This paper belongs to Thematic Session 2 of the Gothenburg Meeting Science Symposium
Birte Asmuß, Aarhus University (Management)
Sae Oshima
Abstract
Authors: Birte Asmuß, Aarhus University, asmuss@mgmt.au.dk
Sae Oshima, Aarhus University, oshima@mgmt.au.dk
Meetings are places, where identity negotiation is a central activity and where members’ local practices recurrently inform and are informed by larger categories (Antaki and Widdicombe 1998). Correspondingly, the approach to understanding organization (macro) by way of identity work (micro) has become prominent (e.g. Fasulo and Zucchermaglio 2002, Alvesson, Lee Ashcraft et al. 2008, Vöge 2010).
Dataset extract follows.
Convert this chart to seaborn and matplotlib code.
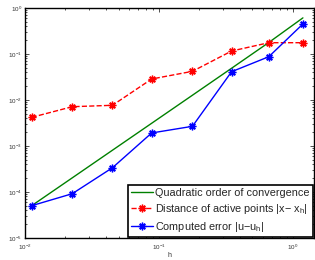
import numpy as np
import pandas as pd
import matplotlib
matplotlib.use("Agg")
import matplotlib.pyplot as plt
import seaborn as sns

# values
h = [0.01122, 0.02254, 0.0450, 0.0883, 0.178, 0.349, 0.662, 1.19]
quadratic = [5.04e-5, 2.03e-4, 8.1e-4, 3.12e-3, 1.27e-2, 4.9e-2, 0.178, 0.61]
dist_active = [4.2e-3, 7.15e-3, 7.67e-3, 2.86e-2, 4.2e-2, 0.116, 0.176, 0.176]
comp_error = [5.04e-5, 9.18e-5, 3.37e-4, 1.92e-3, 2.68e-3, 4.12e-2, 8.73e-2, 0.449]

labels = ["Quadratic order of convergence",
          r"Distance of active points |x$-$ x$_\mathregular{h}$|",
          r"Computed error |u$-$u$_\mathregular{h}$|"]

sns.set_style("ticks")
plt.rcParams["font.family"] = ["Liberation Sans", "DejaVu Sans"]
plt.rcParams["mathtext.fontset"] = "custom"
plt.rcParams["mathtext.rm"] = "Liberation Sans"
plt.rcParams["mathtext.it"] = "Liberation Sans"

fig = plt.figure(figsize=(3.15, 2.6), dpi=100)
ax = fig.add_axes([25 / 315, 1 - 238 / 260, 289 / 315, 230 / 260])

star = (8, 2, 0)  # asterisk like the matlab '*'
sns.lineplot(x=h, y=quadratic, ax=ax, color="#008000", lw=1.0, label=labels[0])
sns.lineplot(x=h, y=dist_active, ax=ax, color="red", lw=1.0, linestyle="--",
             label=labels[1])
sns.lineplot(x=h, y=comp_error, ax=ax, color="blue", lw=1.0, label=labels[2])

# seaborn swaps the marker, so set it on the lines afterwards
for line, c in zip(ax.lines[1:3], ["red", "blue"]):
    line.set_marker(star)
    line.set_markersize(5.5)
    line.set_markeredgewidth(1.0)
    line.set_markeredgecolor(c)
    line.set_markerfacecolor(c)

ax.set_xscale("log")
ax.set_yscale("log")
ax.set_xlim(0.01, 1.44)
ax.set_ylim(1e-5, 1)
ax.set_yticks([1e-5, 1e-4, 1e-3, 1e-2, 1e-1, 1])
ax.set_xticks([1e-2, 1e-1, 1])

ax.tick_params(which="both", direction="in", top=True, right=True,
               labelsize=4.5, width=0.6, colors="#333333", labelcolor="#333333")
ax.tick_params(which="major", length=3)
ax.tick_params(which="minor", length=1.6)
ax.tick_params(axis="x", pad=3.5)
ax.tick_params(axis="y", pad=2)
for s in ax.spines.values():
    s.set_linewidth(1.0)
    s.set_color("black")

ax.set_xlabel("h", fontsize=5, labelpad=0, color="#333333")
ax.set_ylabel("")

leg = ax.legend(loc="lower right", fontsize=7.8, frameon=True, fancybox=False,
                edgecolor="black", framealpha=1, borderaxespad=0.1, borderpad=0.3,
                labelspacing=0.35, handlelength=2.0, handletextpad=0.2)
leg.get_frame().set_linewidth(1.2)

fig.savefig("out.png", dpi=100)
The current paper aims to further uncover this mechanism by looking at an organizational lunchroom meeting. Our data come from a U.S. design company that has just gone through a merger with another company, and in the data recorded over 10 days, the employees frequently complain about the many changes that have taken place. Our focus lies in a unique occasion where one of the managers makes an unusual appearance at the lunchroom. In this situation, he is the only one that is on the business side of the company, and all members know (and display) that he holds some information that the rest don’t have access to. Our analysis shows that the participants evoke various identities of the manager, sometimes orienting to the structure of the organization, and other times orienting to wider social categories belonging outside the organization. By taking a close look at this single case, we aim to reveal the members’ practices for orienting to and accomplishing the micro-macro divide (or not) in situ, and how the practices are worked around the affordances and restrictions of the eating-lunch activity. Ultimately, such analysis opens the way for discussing the organizational value of facilitating informal meeting places.